Which actions generate exponential growth

During a GameStorm session in 2017 the objective for the session was inspired by the book ‘Bold‘ – which I can highly recommend. The objective that we defined was: “How can organizations create exponential growth?” This is a description of what came out of the session:

The challenges that the team defined for there organization were:

  1. The purpose of our organization is not inspiring (recognizable?)
  2. Lack of focus (no vision, mission or inspiring purpose)
  3. Ill use of the time we have (meetings, chatting, e-mailing)

The actions that were chosen that most likely keep challenge 1 in place were:

  1. Write down a very broad purpose statement with lots of business lingo
  2. We would rather execute work for clients than bother writing down our purpose
  3. Let one department, management (or even one director) write down the purpose statement

The actions that were chosen to overcome the challenge 1 (the purpose is not inspiring), were:

  1. Make your purpose statement visual or create an inspiring movie
  2. We will organize a day during which we will define the purpose together with the whole team
  3. We organize a ‘thank-you’ event each quarter to celebrate succes, the bigger our succes – the bigger the event will be.

The destructive actions that were chosen that most likely keep challenge 2 in place (Lack of focus), were:

  1. Say yes to each new request or opportunity
  2. Create a project team for each new idea
  3. Assign teams to a different project, half-way the project they were working on

The constructive actions that were chosen to overcome the challenge 2, were:

  1. We aim all actions towards the same purpose and manage departments on why & what should be achieved, not how.
  2. I give people time and budget to do training to develop skills they expect to need to achieve the set objective (purpose)
  3. I help the team to celebrate and visualize both their efforts and results on a Kanban-board and review the actions each day

The actions that were chosen that most likely keep challenge 3 in place (Ill use of the time we have), were:

  1. Doing other people’s work, because it has to be done
  2. Appreciating and rewarding people that participate in more than 20 (!) projects
  3. We start every week with ‘leaning up’ followed by a daily scrum, a week-meeting and a specialist-session…

The actions that were chosen to overcome the challenge 3, were:

  1. We will give people time and budget to do a time management training (2nd time)
  2. We reduce the work-week to 32 hours (and pay 40) and note the actions that I stop executing.
  3. We will start to observe and measure which tasks are repetitive and will automate or outsource them

Three of the actions mentioned regarded development or training or employees or reducing ‘work-hours’. Personally I take about 30% of my time to read and write publications and do presentations about what I read or wrote. Forcing myself to read what’s new, innovative or just interesting keeps my mind open to new ways of looking at things. Sharing this knowledge with others gives me both a sense or purpose and fulfillment. And apart from that, presenting the information in my own way enables me to actually ‘master’ what I read or wrote. What inspires me most is reading books or watching documentaries outside of my business (branding / organizational change and gamification). I strongly encourage organizations to facilitate employees in developing new skills, interests and explore usage of their talents in different areas of their business. Why not rotate people from time to time through different departments surrounding different purposes. Let them join meetings they usually would not be in and ask for their non-biased opinion. We can sometimes solve problems faster using actions that lie outside of the area that created those problems. You could rotate people according to the four progressive processes I defined in my latest book; think, make, sell and improve.

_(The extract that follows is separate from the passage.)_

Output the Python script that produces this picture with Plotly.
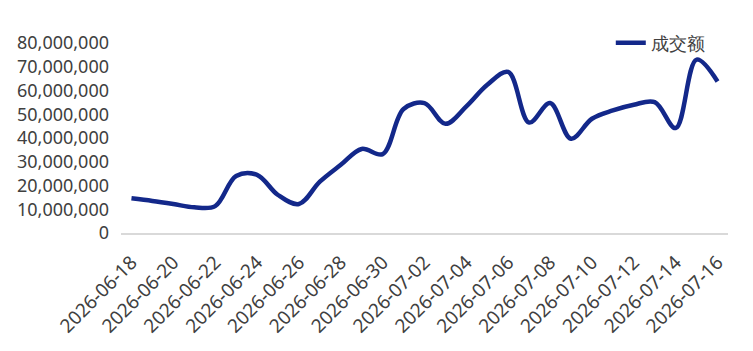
import plotly.graph_objects as go
import pandas as pd

dates = pd.date_range("2026-06-18", "2026-07-16", freq="D").strftime("%Y-%m-%d").tolist()
amount = [14.6, 13.5, 12.2, 10.8, 11.3, 24.0, 24.5, 16.0, 12.2, 21.6,
          28.7, 35.4, 33.2, 52.2, 54.7, 46.0, 53.3, 62.4, 67.8, 46.5,
          54.7, 39.7, 48.1, 51.6, 54.0, 55.1, 44.2, 73.0, 63.8]
amount = [v * 1_000_000 for v in amount]
tick_dates = dates[::2]
series_name = "成交额"

fig = go.Figure()
fig.add_trace(go.Scatter(
    x=dates, y=amount, mode="lines", name=series_name,
    line=dict(color="#13288A", width=4.5, shape="spline", smoothing=1.0),
))

font_family = "Noto Sans, Open Sans, sans-serif"
fig.update_layout(
    width=753, height=351,
    margin=dict(l=121, r=25, t=43, b=118),
    paper_bgcolor="white", plot_bgcolor="white",
    font=dict(family=font_family, size=18, color="#404040"),
    showlegend=True,
    legend=dict(x=0.97, y=1.0, xanchor="right", yanchor="middle",
                bgcolor="rgba(0,0,0,0)", font=dict(size=18, color="#404040")),
    xaxis=dict(
        type="date",
        range=["2026-06-17 12:00", "2026-07-16 12:00"],
        tickmode="array", tickvals=tick_dates, ticktext=tick_dates,
        tickangle=-45, showgrid=False, zeroline=False,
        showline=True, linecolor="#d9d9d9", linewidth=1.5,
        ticks="", ticklabelstandoff=9, tickfont=dict(size=19, color="#404040"),
    ),
    yaxis=dict(
        range=[0, 80_000_000], tickmode="linear", tick0=0, dtick=10_000_000,
        tickformat=",d", showgrid=False, zeroline=False, showline=False,
        ticks="", ticklabelstandoff=11, tickfont=dict(size=18, color="#404040"),
    ),
)

fig.write_html("out.html")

As for the reduction of working-time… I plan to work 24/7 from now on; meaning 24 hours per week. In practice this means I leave my house AFTER traffic to drive to work, so I am in the office around 10 o’ clock and leave again around 16:00 hours BEFORE traffic. Effectively I work 6 hours in the office and I do the necessary phone calls in the car. I should mention that I indeed use those 6 hours to focus only on the things that are in my agenda. And I plan and execute like a German (diligently).

On Friday I don’t work, it’s my dad-day. I understand not all companies and jobs can work like this, unless you rotate tasks and occasionally the CEO should pick up the phone or answer some complaints… To my opinion that should be the job of the CEO anyway – collecting feedback to improve the organization as a whole based on a shared vision and purpose using the key-competences and talents of all members.